Heine was a perpetual flood, at his worst — at least for today’s reader — when unchecked, at his shivering best when dammed. Thus the splendor of his brief poems and, in these pieces, the moments where he rouses from rhetorical swoon to fix his incomparable glittering eye on the particular.
“Nature knows how to produce the greatest effects with the least means,” he declares, and it defines his own deceptively simple lyrics, with iron grief at their core. He could be censuring his own windy passages when he writes that von Platen was no true poet because “language never became his internal master, but he became a master of language, or rather he imposed his mastery like a virtuoso on an instrument.” A thunderous distinction to this day.
He writes of Milady, an aging love, spirited, witty and cast down only by a glimpse into the mirror. “I am still beautiful!” she retorts. He writes of Francesca, a dancing Italian courtesan who allows him all manner of liberties, but alas, coming from Mass, “her step was dark and Catholic … and just as in former nights her legs were lithe with sin, so were they now heavy with religion.”
Religion captivates him even as he, torn, rejects it. Jewish, a Protestant convert out of convenience, he has a Sancho Panza-like Jewish manservant dissect the different faiths.
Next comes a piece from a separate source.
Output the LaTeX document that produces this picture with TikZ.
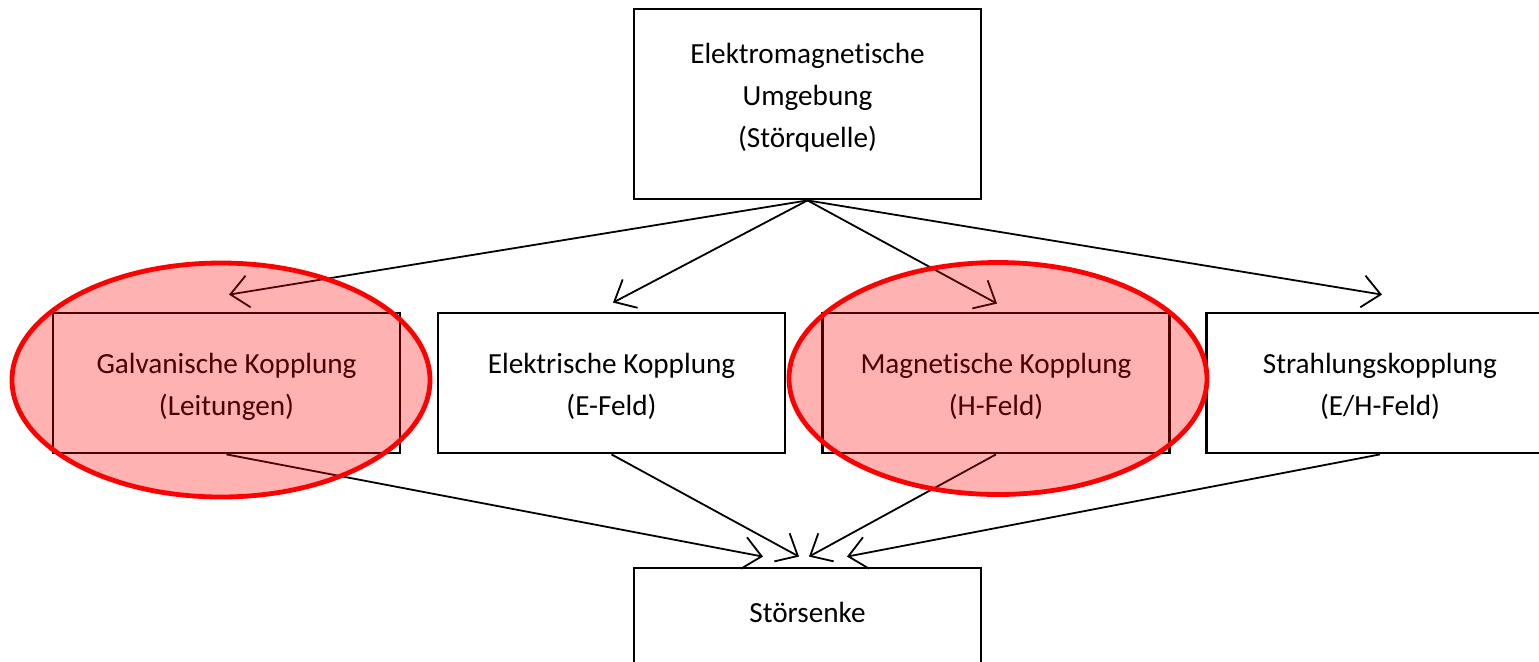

Catholicism: “I see no pleasure in a religion in which our dear God, God help us, is dead, and it smells of incense just like at a funeral.” Protestantism: “A harmless religion, as clean as a glass of water, but it doesn’t do you any good either.” Judaism: “I wouldn’t wish it on my worst enemy. Gives you nothing but scorn and shame. I tell you, it’s no religion at all, just a lot of hard luck.”
Heine refers here only once, bitingly, to German anti-Semitism. Pointing out a hunting area, he concedes the sport’s pleasure for some. “My ancestors, however, did not belong to the hunters, but rather to the hunted.”
His feelings towards Germany itself are more complex (political reaction caused him to immigrate to France). Seeing a line of emperors’ statues, he wonders why one brandishes a sword. “It must surely have some significance, since the Germans have the curious custom of always attaching a thought to whatever they do.”
Watching a military parade in Italy, he remarks that the commands are given in German. “Do we hold such sway in the world that German has even become the language of commandment? Or are we ourselves so accustomed to being commanded that German has become the dialect of obedience?”
But Germany was part of him, its landscapes and above all its language. One of his most bitterly moving poems speaks of the beautiful country he once had, where violets and the oak tree grew. “A dream said to me in German (how wonderfully it sounded): ‘I love you.’ It was a dream.”
After his death, a statue of Heine was offered to Düsseldorf. Nationalist sentiment caused it to be rejected. German-Americans then donated it to New York to be placed by Central Park. It was pronounced aesthetically inferior (this has always been a hard place to crack the art scene), and it stands now in the Bronx.